| I work for very a famous company in north west part of US. We have a very large number of Indian employees. Most of them are here on the h1b visa. I am from eastern europe, but I have lived in the US for 10+ years now. I joined this company based on its reputation and the impact this company is making on day-to-day basis. Before you brand me as a racist,please hear me out. I work in the engineering department of the company and it is quite expected or in fact a norm now-a-days to expect Indians. I am baffled by their behavior in general, lack of long term vision, speaking in Hindi language regularly. Every single day, there is smell of Indian food in the kitchen on most the floors from 12 to 2. Many people speak while eating, which I sincerely frown upon. Majority of these people are unwilling to listen. It's incredibly hard to convince them that their solution is wrong or doesn't scale or make sense in the long term. It seems to me most of these people started as database or informatica developers and they carry same mindset for every problem at hand. We are doing migration to aws platform right now and one person kept same data warehouse design structure in redshift as if it was oracle.

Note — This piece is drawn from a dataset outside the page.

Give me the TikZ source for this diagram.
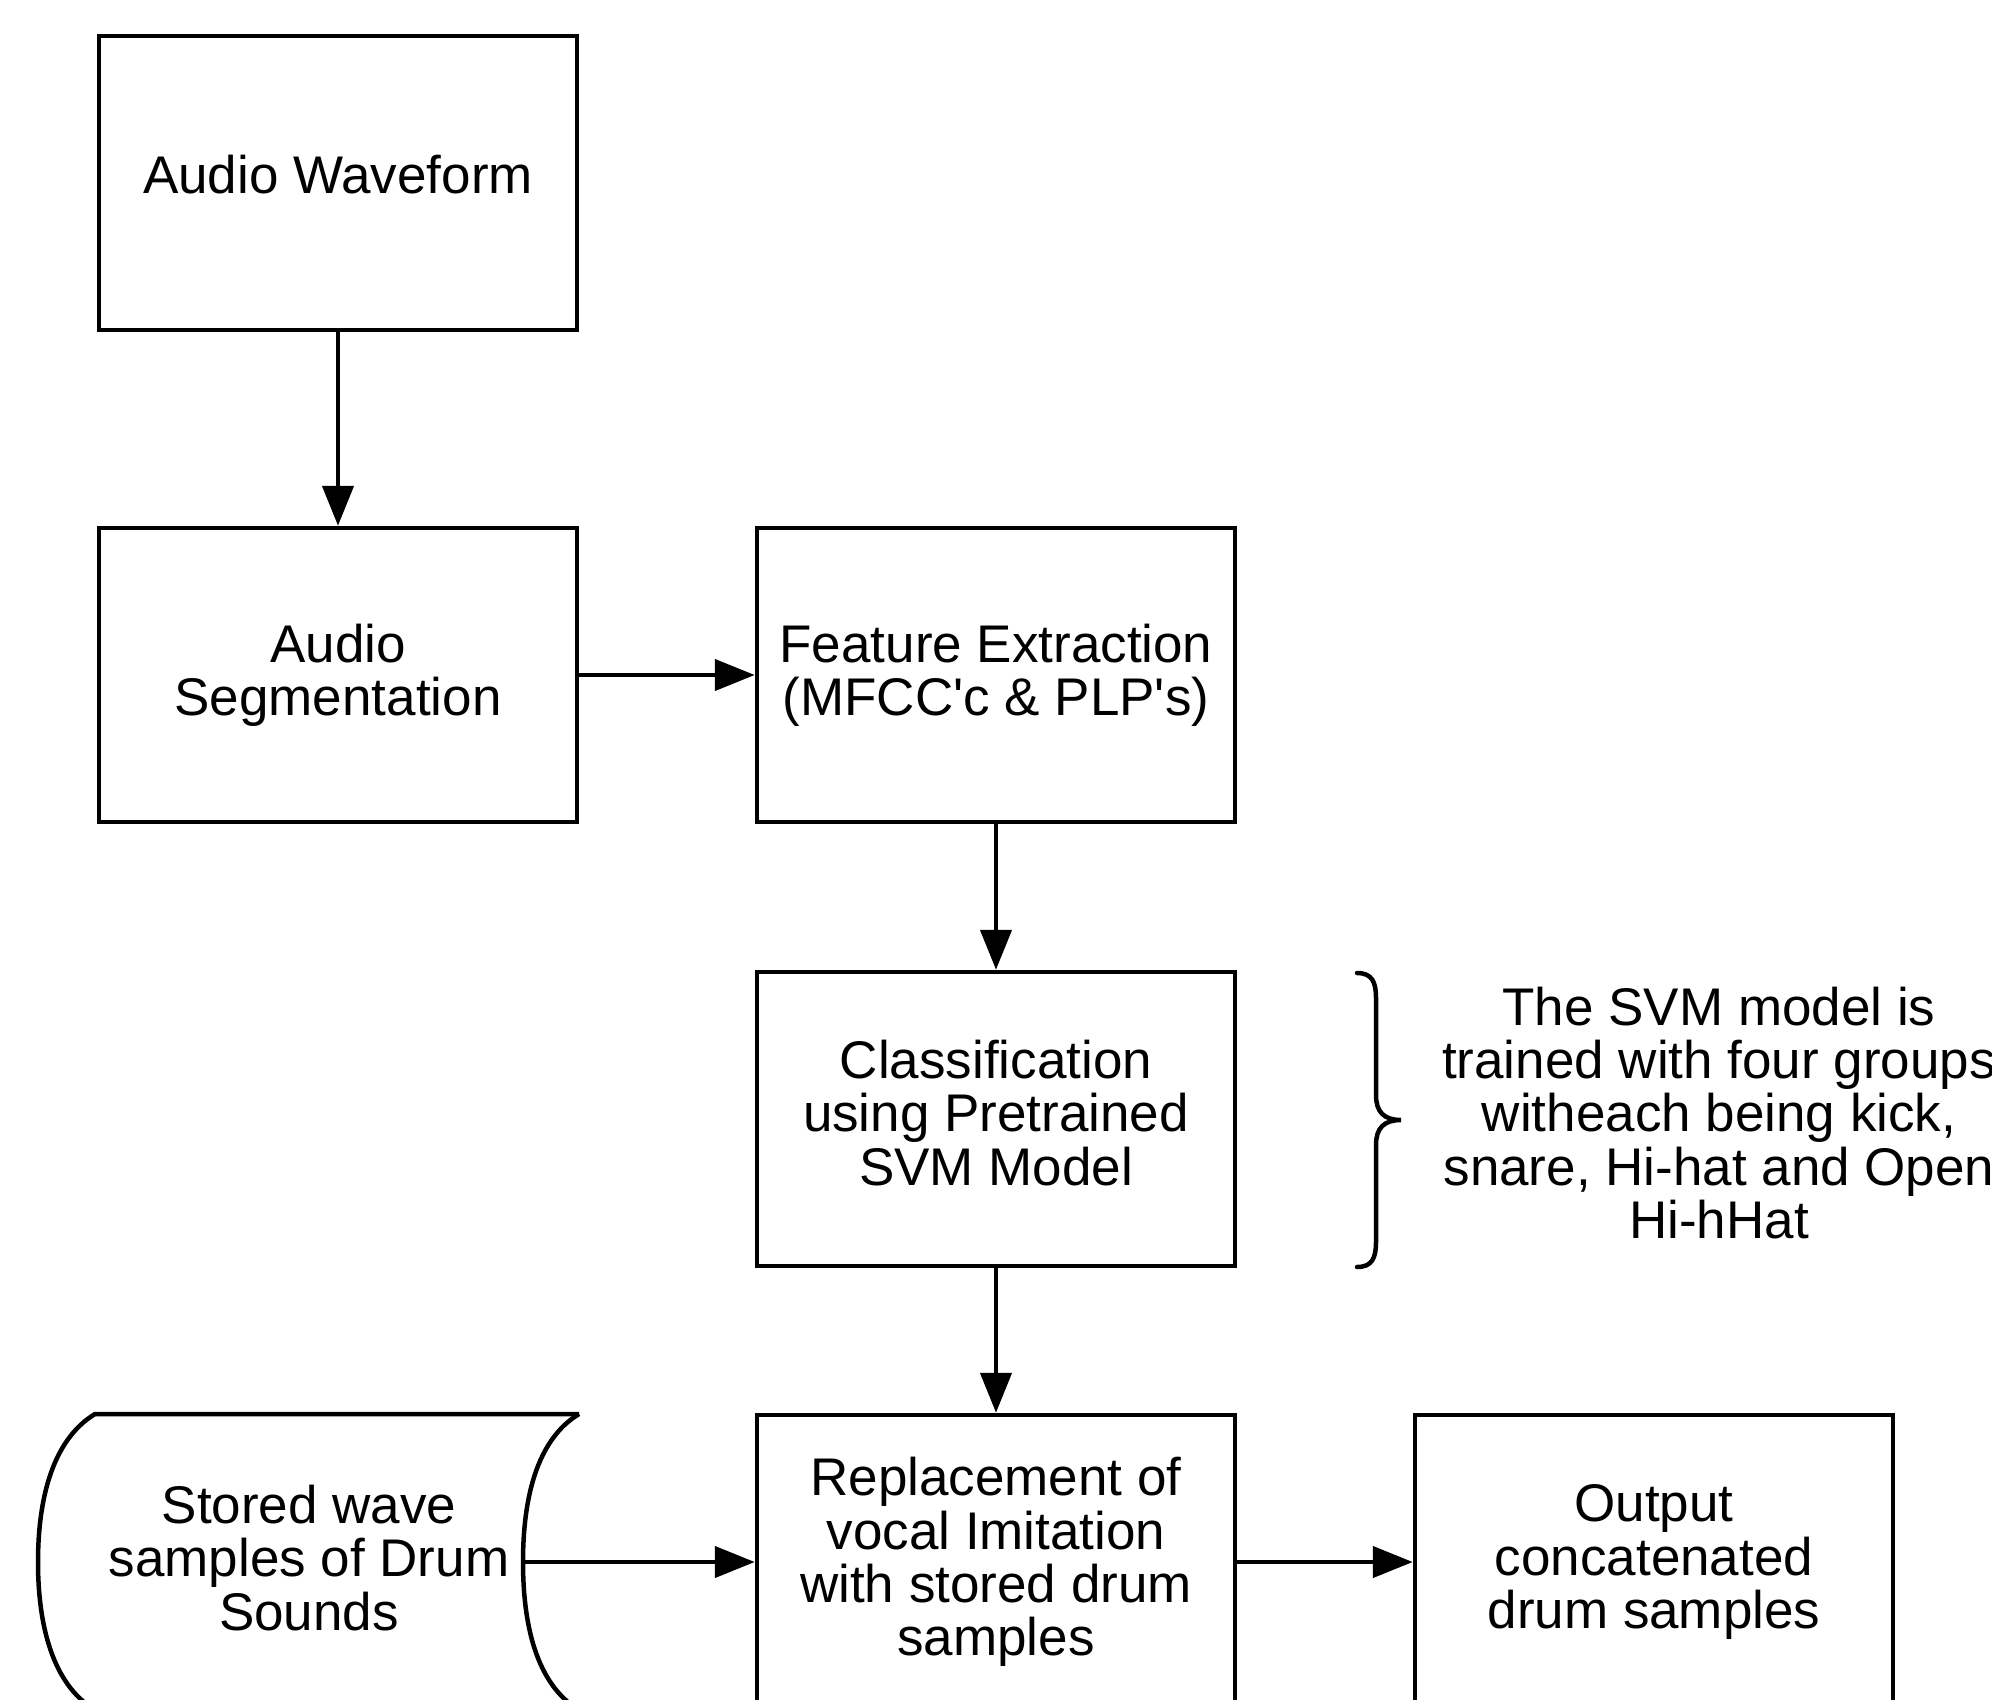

Majority of the managers are also Indians and unwilling to listen. I now see that most of complexities are artificial and in fact there are no major technical challenges. I think I got hired for a lower position than I deserved. I plan to stay here for a while because I made a big move from the another city. What is effective strategy to deal with Indian people in general? How to convince them and help them understand to listen to others? This is first time I am dealing with majority of Indians even though this is an American company. How did you manage to deal with Indian people? Edit - This is not a troll post. I am genuinely curious. |
We, or our ancestors, were able to assimilate into the US because enough of our society was accepting of people from other cultures, with other social norms, other perspectives, other histories, etc. We're basically all from some other country.
You need to clearly separate ethnicity (cuisine, preferred language) from technical approaches to engineering. In doing so, the way you work with any engineer will be the same, no matter their ethnicity. After all, you'd like them to afford you the same professionalism.